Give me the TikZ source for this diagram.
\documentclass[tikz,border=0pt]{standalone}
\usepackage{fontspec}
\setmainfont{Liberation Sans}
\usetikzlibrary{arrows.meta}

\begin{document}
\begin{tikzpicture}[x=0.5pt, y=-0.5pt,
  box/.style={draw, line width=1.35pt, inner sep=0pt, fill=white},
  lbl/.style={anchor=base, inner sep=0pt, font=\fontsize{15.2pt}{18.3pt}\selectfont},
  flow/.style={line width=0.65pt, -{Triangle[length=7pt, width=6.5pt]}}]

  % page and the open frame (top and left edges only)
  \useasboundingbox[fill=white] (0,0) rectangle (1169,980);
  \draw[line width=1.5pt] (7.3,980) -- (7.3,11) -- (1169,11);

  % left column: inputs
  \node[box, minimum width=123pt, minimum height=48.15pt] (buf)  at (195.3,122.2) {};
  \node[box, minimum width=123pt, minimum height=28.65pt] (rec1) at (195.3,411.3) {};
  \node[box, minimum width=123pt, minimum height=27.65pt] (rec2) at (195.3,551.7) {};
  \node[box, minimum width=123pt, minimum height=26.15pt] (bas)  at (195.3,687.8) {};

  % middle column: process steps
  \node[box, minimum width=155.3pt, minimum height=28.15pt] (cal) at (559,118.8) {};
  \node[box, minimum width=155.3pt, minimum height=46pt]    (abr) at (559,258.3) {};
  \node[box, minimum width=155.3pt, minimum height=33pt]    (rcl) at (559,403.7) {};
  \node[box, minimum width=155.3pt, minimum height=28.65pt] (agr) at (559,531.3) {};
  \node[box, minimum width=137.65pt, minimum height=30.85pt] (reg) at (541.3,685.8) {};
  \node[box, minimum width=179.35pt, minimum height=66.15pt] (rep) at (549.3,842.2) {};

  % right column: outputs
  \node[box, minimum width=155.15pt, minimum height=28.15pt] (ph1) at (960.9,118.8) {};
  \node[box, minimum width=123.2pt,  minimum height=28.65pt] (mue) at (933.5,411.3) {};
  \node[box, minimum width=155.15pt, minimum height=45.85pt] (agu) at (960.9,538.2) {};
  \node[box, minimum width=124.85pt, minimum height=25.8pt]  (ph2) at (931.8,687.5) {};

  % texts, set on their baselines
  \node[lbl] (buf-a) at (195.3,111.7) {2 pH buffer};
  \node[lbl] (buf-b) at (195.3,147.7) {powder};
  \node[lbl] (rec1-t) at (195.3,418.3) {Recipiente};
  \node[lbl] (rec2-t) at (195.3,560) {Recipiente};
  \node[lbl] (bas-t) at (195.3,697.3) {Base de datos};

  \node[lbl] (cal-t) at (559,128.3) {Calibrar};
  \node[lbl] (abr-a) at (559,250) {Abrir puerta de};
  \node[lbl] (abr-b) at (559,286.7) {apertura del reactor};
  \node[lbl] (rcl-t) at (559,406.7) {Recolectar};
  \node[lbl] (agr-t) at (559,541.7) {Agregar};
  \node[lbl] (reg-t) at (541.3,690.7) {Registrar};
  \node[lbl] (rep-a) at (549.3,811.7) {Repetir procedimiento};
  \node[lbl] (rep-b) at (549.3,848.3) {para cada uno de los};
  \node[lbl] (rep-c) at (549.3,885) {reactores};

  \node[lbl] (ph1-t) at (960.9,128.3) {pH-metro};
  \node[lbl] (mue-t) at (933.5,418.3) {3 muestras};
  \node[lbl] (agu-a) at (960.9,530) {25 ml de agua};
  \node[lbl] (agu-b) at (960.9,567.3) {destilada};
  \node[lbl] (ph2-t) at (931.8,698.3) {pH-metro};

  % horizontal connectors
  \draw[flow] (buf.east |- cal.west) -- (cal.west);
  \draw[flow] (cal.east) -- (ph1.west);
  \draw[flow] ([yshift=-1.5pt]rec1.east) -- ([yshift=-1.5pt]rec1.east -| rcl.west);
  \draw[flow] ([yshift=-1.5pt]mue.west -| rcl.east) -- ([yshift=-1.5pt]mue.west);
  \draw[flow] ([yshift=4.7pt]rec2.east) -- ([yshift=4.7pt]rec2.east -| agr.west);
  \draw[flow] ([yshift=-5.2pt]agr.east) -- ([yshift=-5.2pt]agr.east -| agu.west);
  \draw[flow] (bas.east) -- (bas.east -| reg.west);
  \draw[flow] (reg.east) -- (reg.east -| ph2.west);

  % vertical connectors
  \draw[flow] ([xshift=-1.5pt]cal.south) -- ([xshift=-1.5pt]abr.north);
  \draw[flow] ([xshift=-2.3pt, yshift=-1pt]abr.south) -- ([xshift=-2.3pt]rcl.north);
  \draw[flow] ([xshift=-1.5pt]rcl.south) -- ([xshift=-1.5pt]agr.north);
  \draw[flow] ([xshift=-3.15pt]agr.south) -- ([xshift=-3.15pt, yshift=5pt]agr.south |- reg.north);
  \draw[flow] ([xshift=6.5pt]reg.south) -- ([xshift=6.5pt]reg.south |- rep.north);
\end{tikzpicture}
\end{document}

#### [Aim of the task]
Nothing should be changed: write out all of the data as is.

#### [Result]
Give me the TikZ source for this diagram.
\documentclass[tikz,border=0pt]{standalone}
\usepackage{fontspec}
\setmainfont{Liberation Sans}
\usetikzlibrary{arrows.meta}

\begin{document}
\begin{tikzpicture}[x=0.5pt, y=-0.5pt,
  box/.style={draw, line width=1.35pt, inner sep=0pt, fill=white},
  lbl/.style={anchor=base, inner sep=0pt, font=\fontsize{15.2pt}{18.3pt}\selectfont},
  flow/.style={line width=0.65pt, -{Triangle[length=7pt, width=6.5pt]}}]

  % page and the open frame (top and left edges only)
  \useasboundingbox[fill=white] (0,0) rectangle (1169,980);
  \draw[line width=1.5pt] (7.3,980) -- (7.3,11) -- (1169,11);

  % left column: inputs
  \node[box, minimum width=123pt, minimum height=48.15pt] (buf)  at (195.3,122.2) {};
  \node[box, minimum width=123pt, minimum height=28.65pt] (rec1) at (195.3,411.3) {};
  \node[box, minimum width=123pt, minimum height=27.65pt] (rec2) at (195.3,551.7) {};
  \node[box, minimum width=123pt, minimum height=26.15pt] (bas)  at (195.3,687.8) {};

  % middle column: process steps
  \node[box, minimum width=155.3pt, minimum height=28.15pt] (cal) at (559,118.8) {};
  \node[box, minimum width=155.3pt, minimum height=46pt]    (abr) at (559,258.3) {};
  \node[box, minimum width=155.3pt, minimum height=33pt]    (rcl) at (559,403.7) {};
  \node[box, minimum width=155.3pt, minimum height=28.65pt] (agr) at (559,531.3) {};
  \node[box, minimum width=137.65pt, minimum height=30.85pt] (reg) at (541.3,685.8) {};
  \node[box, minimum width=179.35pt, minimum height=66.15pt] (rep) at (549.3,842.2) {};

  % right column: outputs
  \node[box, minimum width=155.15pt, minimum height=28.15pt] (ph1) at (960.9,118.8) {};
  \node[box, minimum width=123.2pt,  minimum height=28.65pt] (mue) at (933.5,411.3) {};
  \node[box, minimum width=155.15pt, minimum height=45.85pt] (agu) at (960.9,538.2) {};
  \node[box, minimum width=124.85pt, minimum height=25.8pt]  (ph2) at (931.8,687.5) {};

  % texts, set on their baselines
  \node[lbl] (buf-a) at (195.3,111.7) {2 pH buffer};
  \node[lbl] (buf-b) at (195.3,147.7) {powder};
  \node[lbl] (rec1-t) at (195.3,418.3) {Recipiente};
  \node[lbl] (rec2-t) at (195.3,560) {Recipiente};
  \node[lbl] (bas-t) at (195.3,697.3) {Base de datos};

  \node[lbl] (cal-t) at (559,128.3) {Calibrar};
  \node[lbl] (abr-a) at (559,250) {Abrir puerta de};
  \node[lbl] (abr-b) at (559,286.7) {apertura del reactor};
  \node[lbl] (rcl-t) at (559,406.7) {Recolectar};
  \node[lbl] (agr-t) at (559,541.7) {Agregar};
  \node[lbl] (reg-t) at (541.3,690.7) {Registrar};
  \node[lbl] (rep-a) at (549.3,811.7) {Repetir procedimiento};
  \node[lbl] (rep-b) at (549.3,848.3) {para cada uno de los};
  \node[lbl] (rep-c) at (549.3,885) {reactores};

  \node[lbl] (ph1-t) at (960.9,128.3) {pH-metro};
  \node[lbl] (mue-t) at (933.5,418.3) {3 muestras};
  \node[lbl] (agu-a) at (960.9,530) {25 ml de agua};
  \node[lbl] (agu-b) at (960.9,567.3) {destilada};
  \node[lbl] (ph2-t) at (931.8,698.3) {pH-metro};

  % horizontal connectors
  \draw[flow] (buf.east |- cal.west) -- (cal.west);
  \draw[flow] (cal.east) -- (ph1.west);
  \draw[flow] ([yshift=-1.5pt]rec1.east) -- ([yshift=-1.5pt]rec1.east -| rcl.west);
  \draw[flow] ([yshift=-1.5pt]mue.west -| rcl.east) -- ([yshift=-1.5pt]mue.west);
  \draw[flow] ([yshift=4.7pt]rec2.east) -- ([yshift=4.7pt]rec2.east -| agr.west);
  \draw[flow] ([yshift=-5.2pt]agr.east) -- ([yshift=-5.2pt]agr.east -| agu.west);
  \draw[flow] (bas.east) -- (bas.east -| reg.west);
  \draw[flow] (reg.east) -- (reg.east -| ph2.west);

  % vertical connectors
  \draw[flow] ([xshift=-1.5pt]cal.south) -- ([xshift=-1.5pt]abr.north);
  \draw[flow] ([xshift=-2.3pt, yshift=-1pt]abr.south) -- ([xshift=-2.3pt]rcl.north);
  \draw[flow] ([xshift=-1.5pt]rcl.south) -- ([xshift=-1.5pt]agr.north);
  \draw[flow] ([xshift=-3.15pt]agr.south) -- ([xshift=-3.15pt, yshift=5pt]agr.south |- reg.north);
  \draw[flow] ([xshift=6.5pt]reg.south) -- ([xshift=6.5pt]reg.south |- rep.north);
\end{tikzpicture}
\end{document}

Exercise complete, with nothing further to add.